** Exercise aim **
Each line that holds the word "this" is to be identified and copied.

======== Input material ========

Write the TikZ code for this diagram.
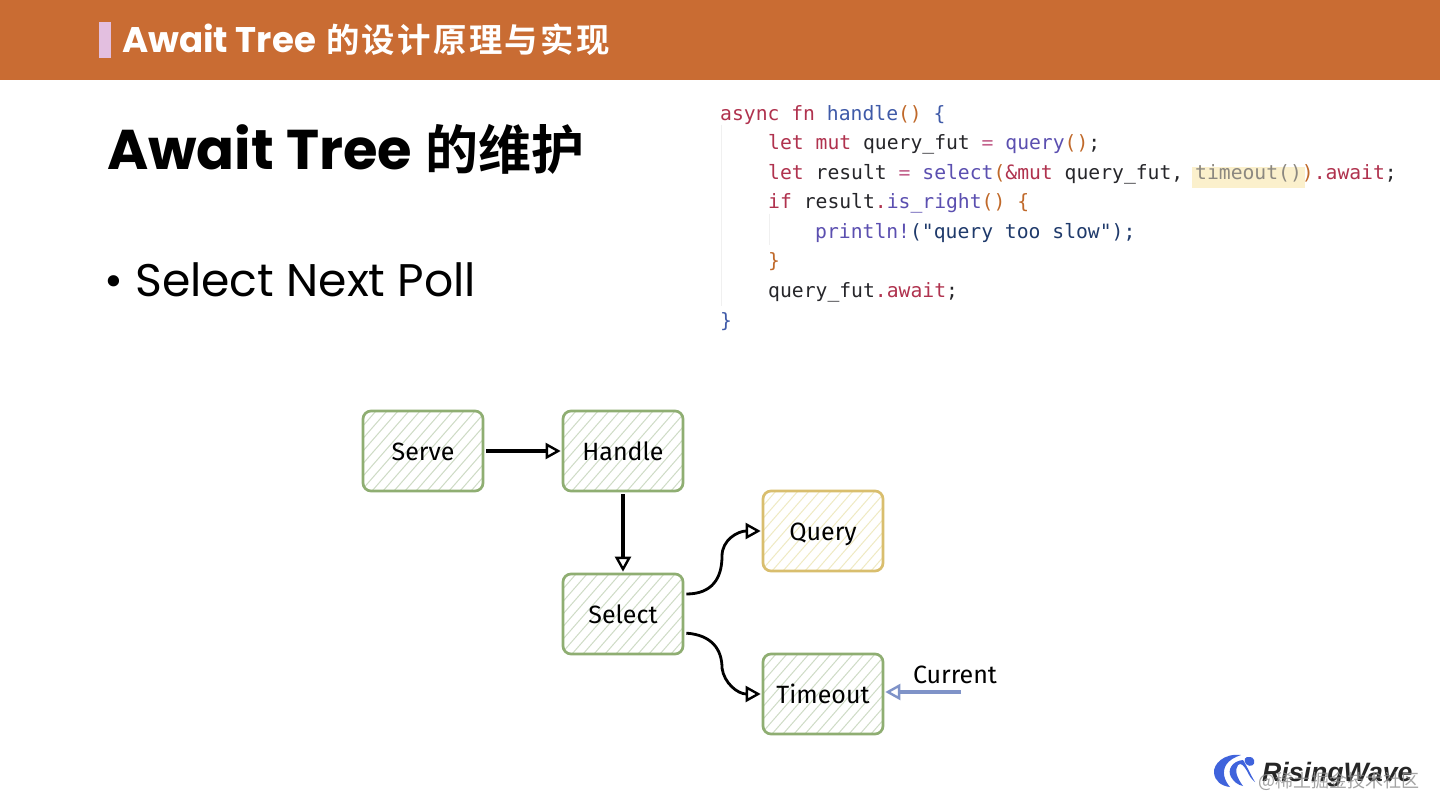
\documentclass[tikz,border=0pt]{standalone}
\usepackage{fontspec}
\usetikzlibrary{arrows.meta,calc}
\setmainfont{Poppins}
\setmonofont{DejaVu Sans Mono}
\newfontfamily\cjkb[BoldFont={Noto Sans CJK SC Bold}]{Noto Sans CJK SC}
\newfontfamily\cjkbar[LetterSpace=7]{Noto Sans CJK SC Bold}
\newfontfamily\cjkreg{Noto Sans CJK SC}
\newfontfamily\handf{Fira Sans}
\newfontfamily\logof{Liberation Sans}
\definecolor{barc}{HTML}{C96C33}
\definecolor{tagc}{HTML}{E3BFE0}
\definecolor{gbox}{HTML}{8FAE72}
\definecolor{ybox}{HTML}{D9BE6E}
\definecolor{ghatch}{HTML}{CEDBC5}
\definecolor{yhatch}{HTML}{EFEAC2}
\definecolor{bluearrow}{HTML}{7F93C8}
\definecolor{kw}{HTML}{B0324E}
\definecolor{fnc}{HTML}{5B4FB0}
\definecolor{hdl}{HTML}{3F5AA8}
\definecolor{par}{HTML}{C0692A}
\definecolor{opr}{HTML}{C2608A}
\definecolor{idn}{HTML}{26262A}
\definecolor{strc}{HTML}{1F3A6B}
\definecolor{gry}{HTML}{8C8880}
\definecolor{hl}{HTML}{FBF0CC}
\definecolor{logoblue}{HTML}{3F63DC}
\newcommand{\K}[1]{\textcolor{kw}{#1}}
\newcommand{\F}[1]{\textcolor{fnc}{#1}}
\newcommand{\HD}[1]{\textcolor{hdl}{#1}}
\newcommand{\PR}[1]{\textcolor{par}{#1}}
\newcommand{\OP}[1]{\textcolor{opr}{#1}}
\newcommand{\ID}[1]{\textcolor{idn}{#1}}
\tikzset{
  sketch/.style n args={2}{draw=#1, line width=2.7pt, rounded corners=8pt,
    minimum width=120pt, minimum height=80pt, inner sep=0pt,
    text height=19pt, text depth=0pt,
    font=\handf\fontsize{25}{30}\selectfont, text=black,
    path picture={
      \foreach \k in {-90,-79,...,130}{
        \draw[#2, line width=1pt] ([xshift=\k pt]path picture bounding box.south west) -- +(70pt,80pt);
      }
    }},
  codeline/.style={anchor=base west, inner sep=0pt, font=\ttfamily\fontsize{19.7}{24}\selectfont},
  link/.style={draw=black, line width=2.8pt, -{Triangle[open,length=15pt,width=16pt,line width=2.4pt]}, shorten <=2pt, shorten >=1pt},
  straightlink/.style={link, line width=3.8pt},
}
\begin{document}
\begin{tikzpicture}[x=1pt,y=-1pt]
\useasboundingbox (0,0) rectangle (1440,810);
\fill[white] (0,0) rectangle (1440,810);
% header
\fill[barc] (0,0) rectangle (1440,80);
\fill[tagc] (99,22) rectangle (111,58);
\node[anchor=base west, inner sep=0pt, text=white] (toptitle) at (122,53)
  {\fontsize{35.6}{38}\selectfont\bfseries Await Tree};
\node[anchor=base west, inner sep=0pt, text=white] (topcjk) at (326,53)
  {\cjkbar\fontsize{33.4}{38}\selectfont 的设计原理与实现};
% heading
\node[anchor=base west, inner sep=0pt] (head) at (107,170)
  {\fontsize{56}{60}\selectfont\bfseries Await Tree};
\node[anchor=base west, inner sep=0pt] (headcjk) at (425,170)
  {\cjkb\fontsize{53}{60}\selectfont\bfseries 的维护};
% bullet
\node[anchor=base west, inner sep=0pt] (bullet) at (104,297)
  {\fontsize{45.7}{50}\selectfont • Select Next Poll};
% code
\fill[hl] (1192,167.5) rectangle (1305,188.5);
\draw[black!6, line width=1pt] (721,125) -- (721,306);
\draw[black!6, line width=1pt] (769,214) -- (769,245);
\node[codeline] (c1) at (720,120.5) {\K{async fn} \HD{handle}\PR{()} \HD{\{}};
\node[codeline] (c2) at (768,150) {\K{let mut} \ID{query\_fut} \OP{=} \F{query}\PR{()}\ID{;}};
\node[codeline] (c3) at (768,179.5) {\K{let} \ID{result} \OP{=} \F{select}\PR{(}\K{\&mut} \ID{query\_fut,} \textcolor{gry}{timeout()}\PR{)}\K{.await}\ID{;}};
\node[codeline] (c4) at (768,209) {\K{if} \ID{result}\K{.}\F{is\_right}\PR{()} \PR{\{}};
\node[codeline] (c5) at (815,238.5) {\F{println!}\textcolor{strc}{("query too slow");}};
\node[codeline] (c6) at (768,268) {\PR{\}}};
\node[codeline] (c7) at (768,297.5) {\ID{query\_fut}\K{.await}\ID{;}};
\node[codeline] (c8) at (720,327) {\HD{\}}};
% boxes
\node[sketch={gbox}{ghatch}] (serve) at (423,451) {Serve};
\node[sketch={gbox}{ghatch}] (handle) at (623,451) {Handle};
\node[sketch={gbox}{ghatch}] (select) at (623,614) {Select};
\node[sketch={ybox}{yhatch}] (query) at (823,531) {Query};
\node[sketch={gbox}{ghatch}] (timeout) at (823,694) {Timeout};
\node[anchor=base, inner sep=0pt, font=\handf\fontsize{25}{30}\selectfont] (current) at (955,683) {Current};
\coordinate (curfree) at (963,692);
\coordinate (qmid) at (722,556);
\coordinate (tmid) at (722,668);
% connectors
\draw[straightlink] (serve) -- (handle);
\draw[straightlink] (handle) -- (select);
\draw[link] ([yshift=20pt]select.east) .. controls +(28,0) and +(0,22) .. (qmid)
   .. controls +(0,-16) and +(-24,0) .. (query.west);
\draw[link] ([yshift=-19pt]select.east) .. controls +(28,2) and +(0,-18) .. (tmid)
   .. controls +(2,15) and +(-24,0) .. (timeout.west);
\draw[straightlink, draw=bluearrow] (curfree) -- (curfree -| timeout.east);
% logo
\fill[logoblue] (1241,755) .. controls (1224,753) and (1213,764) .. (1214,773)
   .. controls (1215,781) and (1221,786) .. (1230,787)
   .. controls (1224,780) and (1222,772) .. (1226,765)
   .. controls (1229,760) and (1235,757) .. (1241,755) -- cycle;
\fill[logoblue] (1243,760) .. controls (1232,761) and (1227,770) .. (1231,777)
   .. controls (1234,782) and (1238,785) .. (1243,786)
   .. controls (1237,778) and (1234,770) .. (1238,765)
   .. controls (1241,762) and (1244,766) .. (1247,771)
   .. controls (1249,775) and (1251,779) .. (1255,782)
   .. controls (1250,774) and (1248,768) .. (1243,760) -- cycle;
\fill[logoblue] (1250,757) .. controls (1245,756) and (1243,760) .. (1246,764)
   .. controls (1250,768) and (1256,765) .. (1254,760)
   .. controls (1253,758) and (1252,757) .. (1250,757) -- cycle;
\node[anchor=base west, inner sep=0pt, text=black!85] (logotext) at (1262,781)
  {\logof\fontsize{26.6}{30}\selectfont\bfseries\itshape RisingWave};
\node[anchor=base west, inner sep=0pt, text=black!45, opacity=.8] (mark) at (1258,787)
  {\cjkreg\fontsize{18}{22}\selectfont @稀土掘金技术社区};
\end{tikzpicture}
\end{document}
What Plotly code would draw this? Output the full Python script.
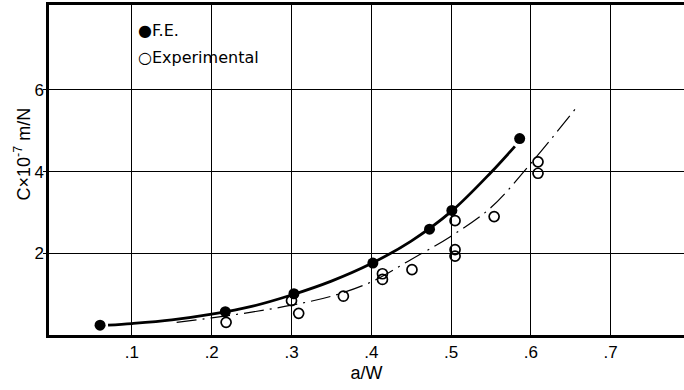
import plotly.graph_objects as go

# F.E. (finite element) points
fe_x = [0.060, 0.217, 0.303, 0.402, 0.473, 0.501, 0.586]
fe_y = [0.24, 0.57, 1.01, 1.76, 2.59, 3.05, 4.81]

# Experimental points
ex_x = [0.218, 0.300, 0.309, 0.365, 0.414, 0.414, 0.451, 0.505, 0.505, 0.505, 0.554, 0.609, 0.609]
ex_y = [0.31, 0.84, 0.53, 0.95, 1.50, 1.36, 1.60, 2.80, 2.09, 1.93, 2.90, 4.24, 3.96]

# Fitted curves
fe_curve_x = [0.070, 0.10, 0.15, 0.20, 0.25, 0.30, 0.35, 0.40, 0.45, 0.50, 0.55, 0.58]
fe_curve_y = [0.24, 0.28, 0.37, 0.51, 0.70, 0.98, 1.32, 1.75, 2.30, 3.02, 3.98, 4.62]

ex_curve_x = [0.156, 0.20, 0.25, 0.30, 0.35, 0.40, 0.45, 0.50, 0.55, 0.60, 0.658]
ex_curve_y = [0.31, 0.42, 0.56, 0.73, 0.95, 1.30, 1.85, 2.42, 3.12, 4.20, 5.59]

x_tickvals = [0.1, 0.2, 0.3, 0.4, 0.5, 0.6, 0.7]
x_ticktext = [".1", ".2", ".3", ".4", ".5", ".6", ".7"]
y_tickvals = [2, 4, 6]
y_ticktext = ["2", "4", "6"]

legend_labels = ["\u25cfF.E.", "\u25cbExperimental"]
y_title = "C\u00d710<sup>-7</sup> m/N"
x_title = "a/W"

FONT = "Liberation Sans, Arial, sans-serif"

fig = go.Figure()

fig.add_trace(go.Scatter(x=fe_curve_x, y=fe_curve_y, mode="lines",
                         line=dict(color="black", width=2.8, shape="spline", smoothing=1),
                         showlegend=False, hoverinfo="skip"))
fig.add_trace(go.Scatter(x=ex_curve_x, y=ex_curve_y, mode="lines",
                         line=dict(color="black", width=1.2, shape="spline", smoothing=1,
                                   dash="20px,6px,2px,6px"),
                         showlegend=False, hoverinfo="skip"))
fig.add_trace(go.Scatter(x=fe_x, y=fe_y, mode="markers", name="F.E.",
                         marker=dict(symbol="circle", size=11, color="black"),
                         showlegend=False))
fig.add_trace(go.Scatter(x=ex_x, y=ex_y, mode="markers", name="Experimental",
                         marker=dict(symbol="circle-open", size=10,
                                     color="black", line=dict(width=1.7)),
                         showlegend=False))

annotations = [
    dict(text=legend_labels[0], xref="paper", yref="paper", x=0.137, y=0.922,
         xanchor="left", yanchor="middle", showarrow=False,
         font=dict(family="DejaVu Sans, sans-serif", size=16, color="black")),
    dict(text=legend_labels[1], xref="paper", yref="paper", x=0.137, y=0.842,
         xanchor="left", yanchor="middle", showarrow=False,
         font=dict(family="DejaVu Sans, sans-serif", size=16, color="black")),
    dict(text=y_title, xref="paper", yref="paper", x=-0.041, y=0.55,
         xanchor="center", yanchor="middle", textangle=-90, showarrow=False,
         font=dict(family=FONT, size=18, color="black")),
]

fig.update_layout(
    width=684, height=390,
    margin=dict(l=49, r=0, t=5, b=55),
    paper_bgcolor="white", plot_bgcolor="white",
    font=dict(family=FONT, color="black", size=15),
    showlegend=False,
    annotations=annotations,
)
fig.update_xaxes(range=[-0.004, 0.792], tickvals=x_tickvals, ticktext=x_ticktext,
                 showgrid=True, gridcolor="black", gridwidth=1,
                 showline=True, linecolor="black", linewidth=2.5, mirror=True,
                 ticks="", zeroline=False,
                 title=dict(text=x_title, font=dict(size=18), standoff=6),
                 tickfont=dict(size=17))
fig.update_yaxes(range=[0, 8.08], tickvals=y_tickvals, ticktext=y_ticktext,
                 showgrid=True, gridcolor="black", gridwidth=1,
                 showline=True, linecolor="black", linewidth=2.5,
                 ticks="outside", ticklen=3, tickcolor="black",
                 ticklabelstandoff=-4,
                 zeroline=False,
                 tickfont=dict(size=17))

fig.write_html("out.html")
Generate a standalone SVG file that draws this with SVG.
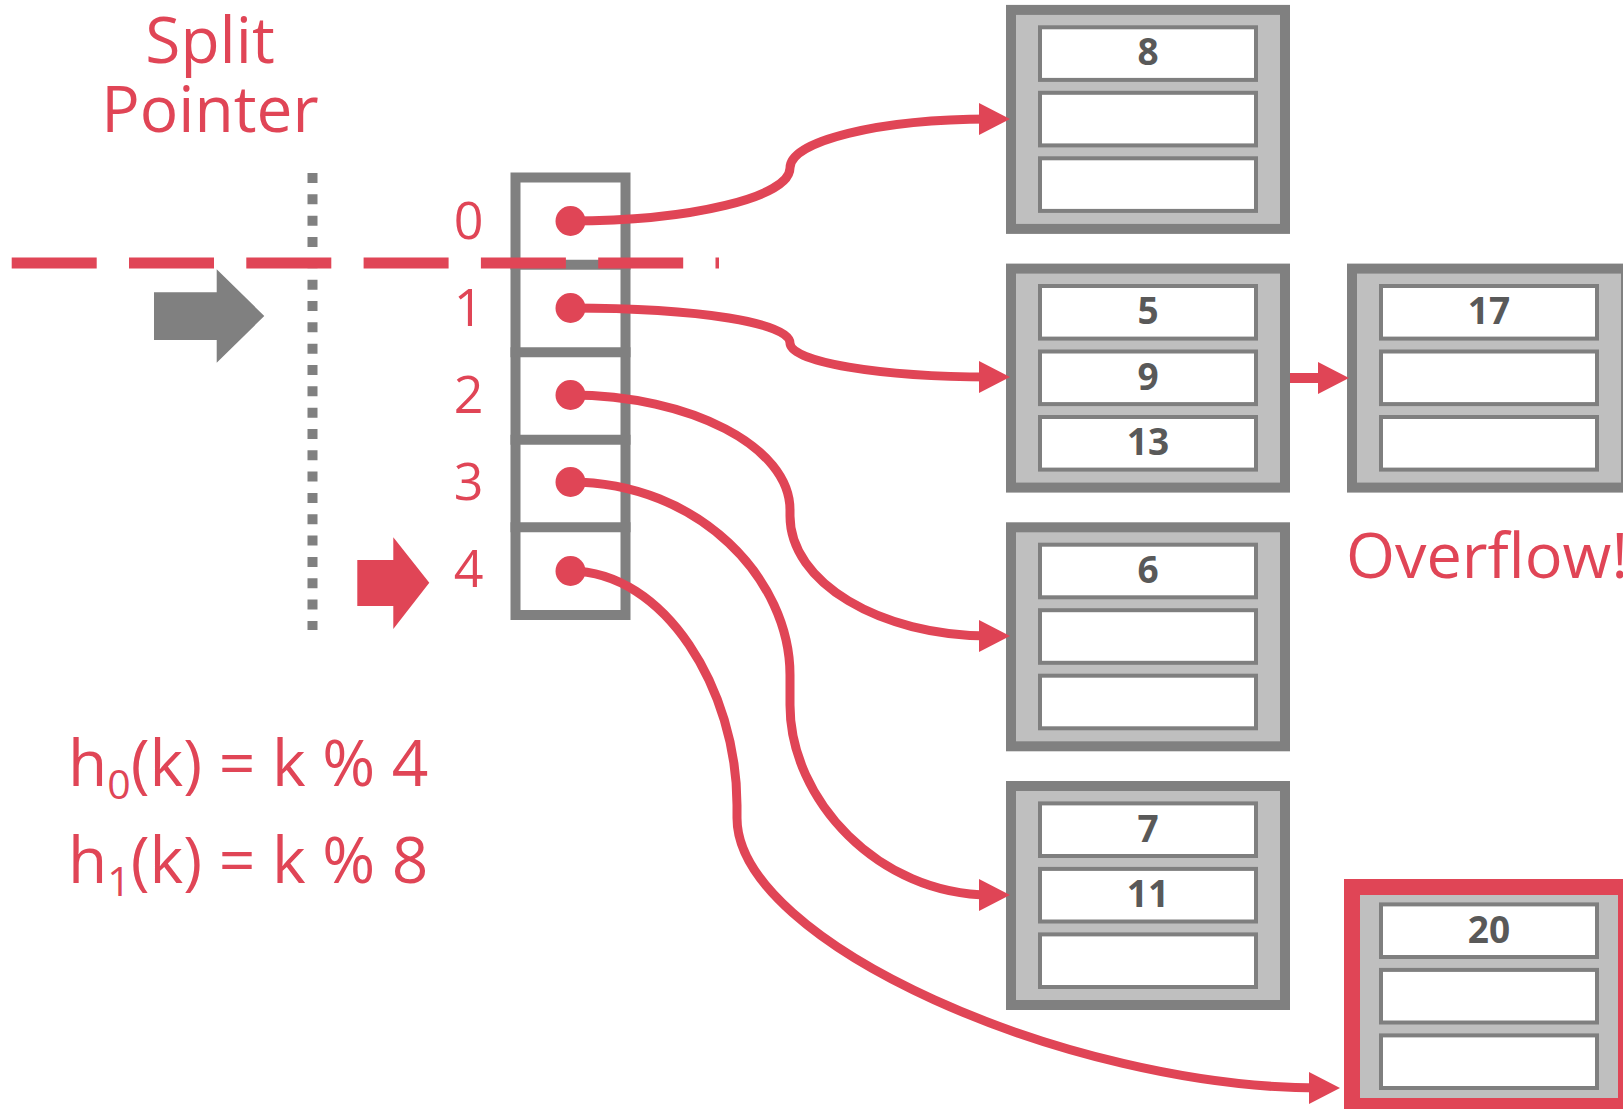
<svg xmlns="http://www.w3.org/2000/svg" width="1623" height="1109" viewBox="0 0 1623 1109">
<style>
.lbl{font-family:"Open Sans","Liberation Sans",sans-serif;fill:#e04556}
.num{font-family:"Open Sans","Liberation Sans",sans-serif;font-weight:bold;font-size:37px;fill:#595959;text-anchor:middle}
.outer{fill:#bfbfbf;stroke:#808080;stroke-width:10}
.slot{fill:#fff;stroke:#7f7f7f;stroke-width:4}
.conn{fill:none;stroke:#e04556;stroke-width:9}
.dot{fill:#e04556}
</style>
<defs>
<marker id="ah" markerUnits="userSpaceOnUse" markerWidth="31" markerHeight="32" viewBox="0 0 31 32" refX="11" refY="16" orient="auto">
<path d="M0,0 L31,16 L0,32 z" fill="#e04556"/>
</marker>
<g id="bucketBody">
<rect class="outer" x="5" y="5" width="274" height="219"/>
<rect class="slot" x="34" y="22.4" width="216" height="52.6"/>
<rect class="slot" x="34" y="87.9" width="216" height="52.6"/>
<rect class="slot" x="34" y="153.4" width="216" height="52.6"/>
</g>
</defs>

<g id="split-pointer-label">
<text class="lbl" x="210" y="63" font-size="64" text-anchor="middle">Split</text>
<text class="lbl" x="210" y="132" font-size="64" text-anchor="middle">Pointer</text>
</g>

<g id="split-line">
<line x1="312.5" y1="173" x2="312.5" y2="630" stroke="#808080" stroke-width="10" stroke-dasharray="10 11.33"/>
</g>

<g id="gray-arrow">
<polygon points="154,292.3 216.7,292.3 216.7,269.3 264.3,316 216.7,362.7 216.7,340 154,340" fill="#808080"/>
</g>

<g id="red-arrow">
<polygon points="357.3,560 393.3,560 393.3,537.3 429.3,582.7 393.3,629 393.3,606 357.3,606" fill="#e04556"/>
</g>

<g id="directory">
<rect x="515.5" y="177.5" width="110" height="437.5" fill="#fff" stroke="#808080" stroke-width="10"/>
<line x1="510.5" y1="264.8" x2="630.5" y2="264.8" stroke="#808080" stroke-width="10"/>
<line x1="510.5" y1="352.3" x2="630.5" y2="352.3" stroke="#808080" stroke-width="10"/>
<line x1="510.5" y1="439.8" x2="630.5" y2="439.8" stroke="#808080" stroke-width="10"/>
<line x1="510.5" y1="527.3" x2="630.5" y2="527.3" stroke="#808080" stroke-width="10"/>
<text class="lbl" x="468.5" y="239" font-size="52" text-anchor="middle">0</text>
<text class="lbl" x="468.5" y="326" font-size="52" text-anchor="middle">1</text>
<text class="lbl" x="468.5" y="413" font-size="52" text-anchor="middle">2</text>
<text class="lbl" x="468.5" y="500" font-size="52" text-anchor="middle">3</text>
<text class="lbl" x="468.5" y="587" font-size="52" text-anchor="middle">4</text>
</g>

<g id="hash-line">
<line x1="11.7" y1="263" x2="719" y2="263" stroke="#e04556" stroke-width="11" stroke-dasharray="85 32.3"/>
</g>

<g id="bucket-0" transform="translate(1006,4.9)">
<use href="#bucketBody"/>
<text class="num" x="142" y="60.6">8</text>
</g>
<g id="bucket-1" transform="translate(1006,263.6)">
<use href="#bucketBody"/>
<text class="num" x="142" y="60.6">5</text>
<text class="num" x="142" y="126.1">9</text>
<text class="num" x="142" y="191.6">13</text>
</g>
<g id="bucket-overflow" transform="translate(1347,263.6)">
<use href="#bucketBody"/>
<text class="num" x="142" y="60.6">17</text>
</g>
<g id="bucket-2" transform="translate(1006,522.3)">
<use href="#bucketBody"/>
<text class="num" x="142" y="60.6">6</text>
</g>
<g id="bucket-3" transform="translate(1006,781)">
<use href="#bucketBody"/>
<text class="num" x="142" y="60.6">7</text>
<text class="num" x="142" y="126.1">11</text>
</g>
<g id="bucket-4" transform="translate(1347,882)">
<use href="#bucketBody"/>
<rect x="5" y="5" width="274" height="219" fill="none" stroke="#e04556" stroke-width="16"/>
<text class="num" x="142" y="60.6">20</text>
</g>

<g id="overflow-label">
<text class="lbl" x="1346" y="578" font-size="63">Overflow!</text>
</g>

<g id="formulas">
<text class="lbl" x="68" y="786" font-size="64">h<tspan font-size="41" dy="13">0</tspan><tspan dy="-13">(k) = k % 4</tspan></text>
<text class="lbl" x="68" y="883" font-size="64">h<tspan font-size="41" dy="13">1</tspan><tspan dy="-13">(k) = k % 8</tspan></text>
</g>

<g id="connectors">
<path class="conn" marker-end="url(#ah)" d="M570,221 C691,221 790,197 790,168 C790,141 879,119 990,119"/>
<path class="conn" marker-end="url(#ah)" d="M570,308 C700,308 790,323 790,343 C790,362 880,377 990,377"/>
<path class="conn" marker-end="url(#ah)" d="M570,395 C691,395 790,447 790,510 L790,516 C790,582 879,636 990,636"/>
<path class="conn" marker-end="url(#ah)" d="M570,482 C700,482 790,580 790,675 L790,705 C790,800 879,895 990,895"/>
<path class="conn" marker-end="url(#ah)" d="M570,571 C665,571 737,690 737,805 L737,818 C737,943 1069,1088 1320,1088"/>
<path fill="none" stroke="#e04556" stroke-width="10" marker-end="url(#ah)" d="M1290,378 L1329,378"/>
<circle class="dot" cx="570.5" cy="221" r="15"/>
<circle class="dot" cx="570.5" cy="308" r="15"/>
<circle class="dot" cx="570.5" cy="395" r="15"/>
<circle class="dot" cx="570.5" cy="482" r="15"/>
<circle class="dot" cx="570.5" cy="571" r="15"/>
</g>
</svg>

========

** Solution **
Write the TikZ code for this diagram.
What Plotly code would draw this? Output the full Python script.
Generate a standalone SVG file that draws this with SVG.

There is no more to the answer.